Writing up a storm of success
The journey of Lesley-Anne, the accomplished 19-year-old author.
Lesley-Anne Tan has always been a bookworm.
But while she loved to read, she hated writing compositions in primary school. Who would have thought she would one day become a published author?
At 19, Lesley-Anne is the proud co-author of nine books. Eight of them form two exciting, action-packed children’s series, Danger Dan and Danger Dan and Gadget Girl, while the Secrets of Singapore is a standalone book.
“When I first started primary school, I actually didn’t like to write. I hated writing compositions in class. It was a very dreary and tedious task for me,” said Lesley-Anne, who is majoring in liberal arts at Yale-NUS.
When she was in primary six, Lesley-Anne had an English teacher who allowed her to free herself from standard composition templates.
“She was the one who recognised that I wasn’t enjoying writing as much as I should,” said the bubbly undergraduate.
Her teacher encouraged her to have fun writing and to hone her personal writing style, which Lesley-Anne describes as conversational, truthful, and raw.
In 2013, the then secondary four student came across an open call by Epigram Books. The local publisher was looking for a writer to work on a series of children’s books about a young boy who ventures into Singapore’s past as a superhero.
Lesley-Anne responded, and that propelled her towards her unexpected success.
Lesley-Anne, who was 16 at the time, teamed up with her mother, Monica Lim. They came up with story proposals and coined the name Danger Dan for the young superhero.

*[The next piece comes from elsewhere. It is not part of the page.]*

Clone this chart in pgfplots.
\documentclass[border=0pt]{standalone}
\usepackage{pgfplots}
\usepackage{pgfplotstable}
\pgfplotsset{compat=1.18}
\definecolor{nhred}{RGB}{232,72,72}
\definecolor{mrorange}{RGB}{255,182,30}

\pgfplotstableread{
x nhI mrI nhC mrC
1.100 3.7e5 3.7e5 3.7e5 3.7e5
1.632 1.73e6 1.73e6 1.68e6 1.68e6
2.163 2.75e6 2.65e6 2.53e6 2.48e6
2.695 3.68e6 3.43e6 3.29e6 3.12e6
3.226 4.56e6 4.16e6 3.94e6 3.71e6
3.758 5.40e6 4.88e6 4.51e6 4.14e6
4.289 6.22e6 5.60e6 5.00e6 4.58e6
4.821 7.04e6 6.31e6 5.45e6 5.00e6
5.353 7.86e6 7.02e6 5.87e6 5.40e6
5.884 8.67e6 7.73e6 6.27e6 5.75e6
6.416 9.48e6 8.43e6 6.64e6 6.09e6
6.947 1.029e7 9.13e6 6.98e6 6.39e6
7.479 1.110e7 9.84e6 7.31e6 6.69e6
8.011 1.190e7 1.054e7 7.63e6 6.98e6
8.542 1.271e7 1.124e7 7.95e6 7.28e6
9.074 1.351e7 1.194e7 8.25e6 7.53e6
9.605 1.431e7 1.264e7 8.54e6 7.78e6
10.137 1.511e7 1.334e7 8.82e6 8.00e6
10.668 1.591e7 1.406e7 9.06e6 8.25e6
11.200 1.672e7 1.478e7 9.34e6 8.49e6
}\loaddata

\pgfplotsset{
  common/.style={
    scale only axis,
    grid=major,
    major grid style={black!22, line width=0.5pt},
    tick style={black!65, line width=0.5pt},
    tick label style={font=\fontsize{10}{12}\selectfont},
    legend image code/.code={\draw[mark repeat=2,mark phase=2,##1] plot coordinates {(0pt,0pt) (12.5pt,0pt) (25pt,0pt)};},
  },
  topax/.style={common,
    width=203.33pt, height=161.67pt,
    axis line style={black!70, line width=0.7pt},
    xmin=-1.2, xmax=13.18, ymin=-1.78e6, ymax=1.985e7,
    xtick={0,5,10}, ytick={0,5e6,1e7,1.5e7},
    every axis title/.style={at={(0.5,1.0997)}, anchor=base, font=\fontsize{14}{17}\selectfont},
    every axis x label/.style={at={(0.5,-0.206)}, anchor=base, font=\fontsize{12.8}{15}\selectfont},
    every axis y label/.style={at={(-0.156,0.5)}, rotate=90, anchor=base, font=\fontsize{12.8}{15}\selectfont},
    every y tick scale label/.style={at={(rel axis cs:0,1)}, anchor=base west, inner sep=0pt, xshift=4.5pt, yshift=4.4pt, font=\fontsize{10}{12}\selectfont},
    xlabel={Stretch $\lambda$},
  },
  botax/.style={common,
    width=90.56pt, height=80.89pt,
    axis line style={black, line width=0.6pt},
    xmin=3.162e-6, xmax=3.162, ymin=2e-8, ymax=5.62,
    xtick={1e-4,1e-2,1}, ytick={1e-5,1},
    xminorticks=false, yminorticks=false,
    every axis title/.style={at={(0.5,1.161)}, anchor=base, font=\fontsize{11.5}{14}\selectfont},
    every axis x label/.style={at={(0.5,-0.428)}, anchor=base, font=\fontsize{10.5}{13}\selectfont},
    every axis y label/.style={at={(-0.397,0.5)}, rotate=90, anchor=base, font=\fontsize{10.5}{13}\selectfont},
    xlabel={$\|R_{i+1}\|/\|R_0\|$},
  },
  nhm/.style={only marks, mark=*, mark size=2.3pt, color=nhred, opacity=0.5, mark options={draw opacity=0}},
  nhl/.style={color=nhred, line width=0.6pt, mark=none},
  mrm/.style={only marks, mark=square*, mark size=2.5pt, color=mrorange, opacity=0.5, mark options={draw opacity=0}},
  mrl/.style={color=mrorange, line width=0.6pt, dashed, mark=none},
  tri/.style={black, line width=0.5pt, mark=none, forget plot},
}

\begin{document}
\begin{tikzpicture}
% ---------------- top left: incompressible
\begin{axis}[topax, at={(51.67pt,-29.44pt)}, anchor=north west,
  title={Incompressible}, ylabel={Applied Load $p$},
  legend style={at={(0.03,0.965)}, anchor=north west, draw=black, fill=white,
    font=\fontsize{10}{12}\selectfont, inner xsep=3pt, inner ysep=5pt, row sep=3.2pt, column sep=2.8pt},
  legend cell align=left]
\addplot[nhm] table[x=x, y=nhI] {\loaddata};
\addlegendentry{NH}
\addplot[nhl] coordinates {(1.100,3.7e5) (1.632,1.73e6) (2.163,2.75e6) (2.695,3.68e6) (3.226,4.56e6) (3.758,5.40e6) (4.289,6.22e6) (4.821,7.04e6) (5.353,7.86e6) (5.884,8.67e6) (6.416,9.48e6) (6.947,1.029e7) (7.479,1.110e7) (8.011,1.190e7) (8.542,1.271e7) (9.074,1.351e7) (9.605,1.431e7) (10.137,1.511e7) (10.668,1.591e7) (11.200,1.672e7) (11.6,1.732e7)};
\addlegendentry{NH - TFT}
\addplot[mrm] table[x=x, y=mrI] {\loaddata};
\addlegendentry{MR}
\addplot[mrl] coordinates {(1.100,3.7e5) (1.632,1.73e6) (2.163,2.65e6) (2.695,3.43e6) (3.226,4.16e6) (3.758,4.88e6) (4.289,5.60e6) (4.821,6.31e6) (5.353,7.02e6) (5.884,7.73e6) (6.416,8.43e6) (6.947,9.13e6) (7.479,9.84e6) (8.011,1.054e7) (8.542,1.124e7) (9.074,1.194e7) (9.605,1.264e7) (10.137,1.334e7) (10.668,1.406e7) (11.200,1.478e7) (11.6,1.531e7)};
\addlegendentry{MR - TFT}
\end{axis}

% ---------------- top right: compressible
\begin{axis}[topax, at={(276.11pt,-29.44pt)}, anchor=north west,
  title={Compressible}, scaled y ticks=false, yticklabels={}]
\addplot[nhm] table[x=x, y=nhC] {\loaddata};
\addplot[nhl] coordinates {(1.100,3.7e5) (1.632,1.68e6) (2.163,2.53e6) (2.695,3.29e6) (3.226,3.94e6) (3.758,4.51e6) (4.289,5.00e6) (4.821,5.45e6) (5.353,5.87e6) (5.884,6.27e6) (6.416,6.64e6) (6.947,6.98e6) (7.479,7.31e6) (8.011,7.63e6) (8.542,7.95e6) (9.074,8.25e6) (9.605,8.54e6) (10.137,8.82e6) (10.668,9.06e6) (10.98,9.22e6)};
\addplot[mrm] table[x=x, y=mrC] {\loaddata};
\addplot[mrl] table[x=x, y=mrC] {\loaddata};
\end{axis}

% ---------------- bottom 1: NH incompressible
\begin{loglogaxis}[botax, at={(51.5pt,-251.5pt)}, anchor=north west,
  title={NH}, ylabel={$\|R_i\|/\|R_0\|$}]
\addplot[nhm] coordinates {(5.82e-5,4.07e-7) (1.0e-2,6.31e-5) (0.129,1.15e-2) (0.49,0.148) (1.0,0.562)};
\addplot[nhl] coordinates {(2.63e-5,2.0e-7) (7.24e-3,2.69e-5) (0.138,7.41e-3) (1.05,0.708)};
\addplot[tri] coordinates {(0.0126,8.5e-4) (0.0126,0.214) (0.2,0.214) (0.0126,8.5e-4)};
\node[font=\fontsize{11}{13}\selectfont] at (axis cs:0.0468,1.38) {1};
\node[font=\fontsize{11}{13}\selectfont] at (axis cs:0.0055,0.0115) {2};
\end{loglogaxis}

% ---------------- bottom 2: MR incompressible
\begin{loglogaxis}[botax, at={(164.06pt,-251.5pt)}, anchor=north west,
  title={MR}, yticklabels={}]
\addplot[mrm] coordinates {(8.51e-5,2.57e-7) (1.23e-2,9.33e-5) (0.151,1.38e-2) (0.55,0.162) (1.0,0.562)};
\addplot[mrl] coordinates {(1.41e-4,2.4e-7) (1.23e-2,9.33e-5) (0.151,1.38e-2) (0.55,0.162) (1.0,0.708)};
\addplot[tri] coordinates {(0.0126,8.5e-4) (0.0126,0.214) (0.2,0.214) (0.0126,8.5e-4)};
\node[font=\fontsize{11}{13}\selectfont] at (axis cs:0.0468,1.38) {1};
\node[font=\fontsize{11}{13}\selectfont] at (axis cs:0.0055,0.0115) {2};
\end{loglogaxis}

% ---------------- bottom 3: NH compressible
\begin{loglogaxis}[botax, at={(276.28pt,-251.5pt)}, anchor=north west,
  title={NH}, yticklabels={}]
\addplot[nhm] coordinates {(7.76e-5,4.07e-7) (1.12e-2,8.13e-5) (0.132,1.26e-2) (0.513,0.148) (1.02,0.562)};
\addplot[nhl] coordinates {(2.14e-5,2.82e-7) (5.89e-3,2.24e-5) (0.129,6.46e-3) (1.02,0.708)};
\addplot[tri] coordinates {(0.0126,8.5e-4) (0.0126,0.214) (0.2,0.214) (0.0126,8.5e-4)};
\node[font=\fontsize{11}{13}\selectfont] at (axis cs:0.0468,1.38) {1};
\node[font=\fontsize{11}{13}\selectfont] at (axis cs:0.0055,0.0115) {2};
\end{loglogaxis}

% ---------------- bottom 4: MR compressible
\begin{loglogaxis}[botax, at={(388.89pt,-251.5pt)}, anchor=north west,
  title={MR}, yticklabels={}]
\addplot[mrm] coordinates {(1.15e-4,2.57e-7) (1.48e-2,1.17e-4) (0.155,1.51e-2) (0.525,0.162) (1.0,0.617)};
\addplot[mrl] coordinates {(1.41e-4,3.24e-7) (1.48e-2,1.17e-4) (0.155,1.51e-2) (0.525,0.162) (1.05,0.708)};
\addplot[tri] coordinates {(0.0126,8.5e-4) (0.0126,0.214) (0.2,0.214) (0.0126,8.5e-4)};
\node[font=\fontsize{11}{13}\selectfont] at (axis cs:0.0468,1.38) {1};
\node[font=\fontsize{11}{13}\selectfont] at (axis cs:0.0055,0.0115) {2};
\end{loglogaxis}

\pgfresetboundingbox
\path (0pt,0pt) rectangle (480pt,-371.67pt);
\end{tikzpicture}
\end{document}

As the young writer was still studying in secondary school, she found it difficult to take part in post-publishing activities, which usually took place during and after school hours.
“The publishers told me, ‘You might not be able to cope and go out to do all these talks. It’s going to be very difficult to work around your schedule, so why not have a co-author?’ My mother was like ‘Ok, why not!’,” shared Lesley-Anne.

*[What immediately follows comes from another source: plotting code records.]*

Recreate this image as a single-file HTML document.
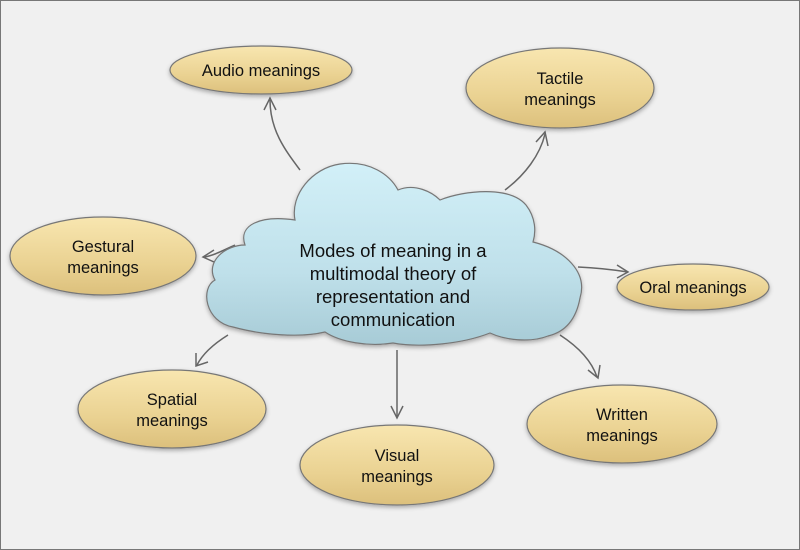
<!DOCTYPE html>
<html><head><meta charset="utf-8"><style>
html,body{margin:0;padding:0;background:#f0f0f0;}
svg{display:block;}
text{font-family:"Liberation Sans",sans-serif;fill:#111;}
</style></head><body>
<svg width="800" height="550" viewBox="0 0 800 550" xmlns="http://www.w3.org/2000/svg">
<defs>
<linearGradient id="g" x1="0" y1="0" x2="0" y2="1">
<stop offset="0" stop-color="#f8e6b0"/><stop offset="0.6" stop-color="#ead292"/><stop offset="1" stop-color="#dcc07c"/>
</linearGradient>
<linearGradient id="c" x1="0" y1="0" x2="0" y2="1">
<stop offset="0" stop-color="#d2f0f8"/><stop offset="0.6" stop-color="#bfe0ea"/><stop offset="1" stop-color="#a7cbd6"/>
</linearGradient>
<filter id="s" x="-20%" y="-20%" width="140%" height="150%"><feDropShadow dx="0" dy="2" stdDeviation="2" flood-color="#000" flood-opacity="0.3"/></filter>
</defs>
<rect x="0.5" y="0.5" width="799" height="549" fill="#f0f0f0" stroke="#777"/>
<g fill="none" stroke="#666" stroke-width="1.5">
<path d="M300,170 C285,150 270,130 270,100"/><path d="M264,110 L270,98 L276,110"/>
<path d="M505,190 C525,175 540,155 545,134"/><path d="M536,142 L545,132 L548,146"/>
<path d="M235,245 C220,252 212,256 204,257"/><path d="M214,250 L203,257 L214,262"/>
<path d="M578,267 C600,268 615,270 628,272"/><path d="M617,265 L628,272 L617,278"/>
<path d="M228,335 C212,345 202,355 197,365"/><path d="M196,353 L196,366 L208,362"/>
<path d="M397,350 L397,417"/><path d="M391,406 L397,418 L403,406"/>
<path d="M560,335 C580,348 592,362 597,377"/><path d="M588,370 L598,378 L600,365"/>
</g>
<g stroke="#777" stroke-width="1.2" filter="url(#s)">
<ellipse cx="261" cy="70" rx="91" ry="24" fill="url(#g)"/>
<ellipse cx="560" cy="88" rx="94" ry="40" fill="url(#g)"/>
<ellipse cx="103" cy="256" rx="93" ry="39" fill="url(#g)"/>
<ellipse cx="693" cy="287" rx="76" ry="23" fill="url(#g)"/>
<ellipse cx="172" cy="409" rx="94" ry="39" fill="url(#g)"/>
<ellipse cx="397" cy="465" rx="97" ry="40" fill="url(#g)"/>
<ellipse cx="622" cy="424" rx="95" ry="39" fill="url(#g)"/>
<path fill="url(#c)" d="M233,327 C205,322 200,288 215,280 C205,262 225,245 245,245 C238,225 260,215 295,220 C290,195 312,168 340,164 C370,160 390,175 398,190 C415,183 432,192 440,200 C465,190 510,186 526,205 C536,218 536,232 533,242 C565,250 588,272 580,298 C576,320 565,332 548,336 C530,343 505,340 490,333 C462,344 420,348 393,343 C368,347 340,342 325,332 C300,338 262,335 233,327 Z"/>
</g>
<g font-size="16.5" text-anchor="middle">
<text x="261" y="76">Audio meanings</text>
<text x="560" y="84">Tactile</text><text x="560" y="105">meanings</text>
<text x="103" y="252">Gestural</text><text x="103" y="273">meanings</text>
<text x="693" y="293">Oral meanings</text>
<text x="172" y="405">Spatial</text><text x="172" y="426">meanings</text>
<text x="397" y="461">Visual</text><text x="397" y="482">meanings</text>
<text x="622" y="420">Written</text><text x="622" y="441">meanings</text>
</g>
<g font-size="18.5" text-anchor="middle">
<text x="393" y="257">Modes of meaning in a</text>
<text x="393" y="280">multimodal theory of</text>
<text x="393" y="303">representation and</text>
<text x="393" y="326">communication</text>
</g>
</svg>
</body></html>
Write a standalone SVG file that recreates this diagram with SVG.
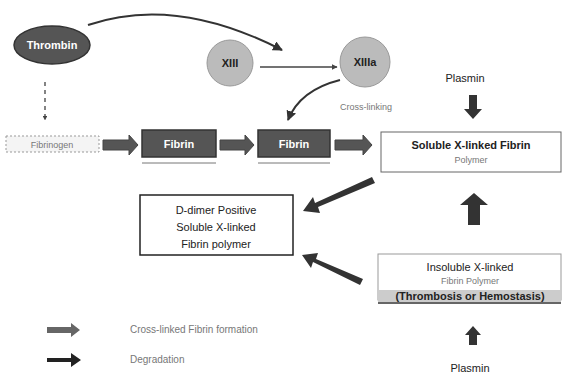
<svg xmlns="http://www.w3.org/2000/svg" width="562" height="380" viewBox="0 0 562 380">
<defs>
<marker id="ah" viewBox="0 0 10 10" refX="9" refY="5" markerWidth="5" markerHeight="5" orient="auto"><path d="M0,0 L10,5 L0,10 z" fill="#333"/></marker>
<marker id="ahs" viewBox="0 0 10 10" refX="9" refY="5" markerWidth="4" markerHeight="4" orient="auto"><path d="M0,0 L10,5 L0,10 z" fill="#444"/></marker>
</defs>
<style>
text{font-family:"Liberation Sans",Arial,sans-serif;text-anchor:middle}
.dk{fill:#555;stroke:#333;stroke-width:1.5}
.wt{fill:#fff;font-size:11px;font-weight:bold}
.lbl{fill:#222;font-size:11px}
.sm{fill:#777;font-size:9px}
.leg{fill:#777;font-size:10px;text-anchor:start}
.blk{fill:#555;stroke:#444;stroke-width:1}
.big{fill:#333}
</style>
<rect width="562" height="380" fill="#fff"/>

<g id="thrombin">
<ellipse cx="52" cy="45" rx="38" ry="19" class="dk"/>
<text x="52" y="49" class="wt">Thrombin</text>
</g>
<g id="xiii">
<circle cx="230" cy="63" r="23" fill="#bbb" stroke="#999"/>
<text x="230" y="67" class="lbl" font-weight="bold">XIII</text>
</g>
<g id="xiiia">
<circle cx="365" cy="62" r="25" fill="#bbb" stroke="#999"/>
<text x="365" y="66" class="lbl" font-weight="bold">XIIIa</text>
</g>
<g id="plasmin-top"><text x="465" y="82" class="lbl" font-size="13">Plasmin</text></g>
<g id="fibrinogen">
<rect x="6" y="136" width="93" height="16" fill="#f4f4f4" stroke="#999" stroke-dasharray="2,2"/>
<text x="52" y="148" class="sm">Fibrinogen</text>
</g>
<g id="fibrin1">
<rect x="142" y="130" width="74" height="27" class="dk"/>
<text x="179" y="148" class="wt">Fibrin</text>
<line x1="142" y1="163" x2="216" y2="163" stroke="#777" stroke-width="1"/>
</g>
<g id="fibrin2">
<rect x="258" y="130" width="72" height="27" class="dk"/>
<text x="294" y="148" class="wt">Fibrin</text>
<line x1="258" y1="163" x2="330" y2="163" stroke="#777" stroke-width="1"/>
</g>
<g id="soluble">
<rect x="381" y="132" width="180" height="40" fill="#fff" stroke="#666"/>
<text x="471" y="149" class="lbl" font-weight="bold">Soluble X-linked Fibrin</text>
<text x="471" y="163" class="sm">Polymer</text>
</g>
<g id="ddimer">
<rect x="140" y="195" width="153" height="60" fill="#fff" stroke="#222" stroke-width="1.5"/>
<text x="216" y="214" class="lbl" font-size="12">D-dimer Positive</text>
<text x="216" y="231" class="lbl" font-size="12">Soluble X-linked</text>
<text x="216" y="248" class="lbl" font-size="12">Fibrin polymer</text>
</g>
<g id="insoluble">
<rect x="378" y="254" width="183" height="46" fill="#fff" stroke="#999"/>
<text x="470" y="271" class="lbl">Insoluble X-linked</text>
<text x="470" y="284" class="sm">Fibrin Polymer</text>
<rect x="378" y="290" width="183" height="12" fill="#ccc"/>
<text x="470" y="300" class="lbl" font-weight="bold">(Thrombosis or Hemostasis)</text>
<line x1="378" y1="303" x2="561" y2="303" stroke="#333" stroke-width="1.5"/>
</g>
<g id="plasmin-bottom"><text x="470" y="372" class="lbl" font-size="13">Plasmin</text></g>
<g id="crosslinking"><text x="366" y="110" class="sm">Cross-linking</text></g>

<g id="connectors">
<path d="M88,25 Q175,-5 282,50" fill="none" stroke="#333" stroke-width="2" marker-end="url(#ah)"/>
<line x1="45" y1="82" x2="45" y2="120" stroke="#333" stroke-width="1.2" stroke-dasharray="4,4" marker-end="url(#ahs)"/>
<line x1="260" y1="67" x2="337" y2="67" stroke="#444" stroke-width="1.5" marker-end="url(#ahs)"/>
<path d="M340,80 Q300,90 288,120" fill="none" stroke="#333" stroke-width="2" marker-end="url(#ah)"/>
<path d="M103,140 h26 v-5 l9,10 l-9,10 v-5 h-26 z" class="blk"/>
<path d="M220,140 h25 v-5 l9,10 l-9,10 v-5 h-25 z" class="blk"/>
<path d="M335,140 h28 v-5 l9,10 l-9,10 v-5 h-28 z" class="blk"/>
<path d="M469,95 h8 v14 h5 l-9,10 l-9,-10 h5 z" class="big"/>
<path d="M375,183 L318,207 L320,213 L303,211 L313,197 L315,203 L372,177 z" class="big"/>
<path d="M363,279 L316,259 L318,253 L302,255 L311,268 L313,262 L360,285 z" class="big"/>
<path d="M468,225 v-20 h-8 l14,-12 l14,12 h-8 v20 z" class="big"/>
<path d="M469,345 v-10 h-4 l8,-9 l8,9 h-4 v10 z" class="big"/>
</g>

<g id="legend">
<path d="M47,327 h24 v-4 l9,7 l-9,7 v-4 h-24 z" fill="#666"/>
<text x="130" y="333" class="leg">Cross-linked Fibrin formation</text>
<path d="M47,358 h24 v-5 l10,7 l-10,7 v-5 h-24 z" fill="#222"/>
<text x="130" y="363" class="leg">Degradation</text>
</g>
</svg>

Initially, working with her mother, the head of writing agency Hedgehog Communications, was tough for the teenager.
“While [working on] the very first book, we had a lot of teething problems and a lot of fights,” said Lesley-Anne, who would never shy away from a debate regarding ideas for her book.
However, the pair were quick to put their differences aside for a strong and supportive partnership.
“It took a while [for me] to learn to be professional, but the good thing is, I felt that she respected me. She didn’t just say, ‘I am the older one therefore you have to listen to me,'” explained the first year undergraduate.
Since the release of Danger Dan, Lesley-Anne has been featured in various literary events such the Hong Kong International Young Readers Festival and the New Word Order series at the Arts House. She was also involved in this year’s Singapore Writer’s Festival as a speaker.
Being a full-time student while writing and promoting her books was challenging.
“My junior college days were really tough. For example, I would have to give an assembly talk at 7, then I’ll rush back to school for lessons, then after a meeting or a CCA, I’ll go back out for an editorial meeting,” she said.
Despite her packed schedule, Lesley-Anne was determined to keep her grades up.
“I had to make sure my academics did not slip, because I didn’t want the school to say, ‘Your academics are slipping because you have all these external commitments and we need you to stop’.
“Because it’s important to me, I could not have this opportunity taken away from me, so I held it together,” recalled Lesley-Anne.
The writer also faced another unexpected hurdle in her way: giving talks to rooms full of people to promote her books.
“The first talk I gave was at my old primary school. One of my teachers tried to comfort me, saying ‘You’ll be fine! It’s just 700 to 800 people! Ok! Off you go!’ Those first few assembly talks were really difficult,” recalled Lesley-Anne, with a laugh.
To overcome her fear of public speaking, the petite writer often stayed up to go over speeches with a clicker in her hand, fully rehearsing each line for every slide.
The difficulties pay off when Lesley-Anne sees the difference her books have made in children’s lives, like an incident last year, when she conducted a talk for the National Library’s Read Fest in Bishan. She met a mother who brought her kids all the way from Simei.
“She told me that her son was such a reluctant reader and Danger Dan made him want to read. That was the most heartening thing any writer could ever hear.
“It’s things like this that makes me want to put out the best work I can,” said the devoted writer, with hands clasped over her chest, showing how important the moment was for her.
After completing five books for Danger Dan and the standalone book, Secrets of Singapore, mother and daughter promptly started their second series in 2015.
Titled Danger Dan and Gadget Girl, the five-part series features stories of the heroic pair venturing into the future of Singapore, solving more social and ethical issues.
When asked what drives her to continue pursuing her dream, Lesley-Anne simply attributed her determination to passion.
“A lot of people like to throw this word ‘passion’ around when it’s no more than a fling. If you are passionate about something, you will commit [to it], even if it gets difficult.
“It means I will continuously work on my craft. I will put in the effort even though it gets really hard,” said Lesley-Anne.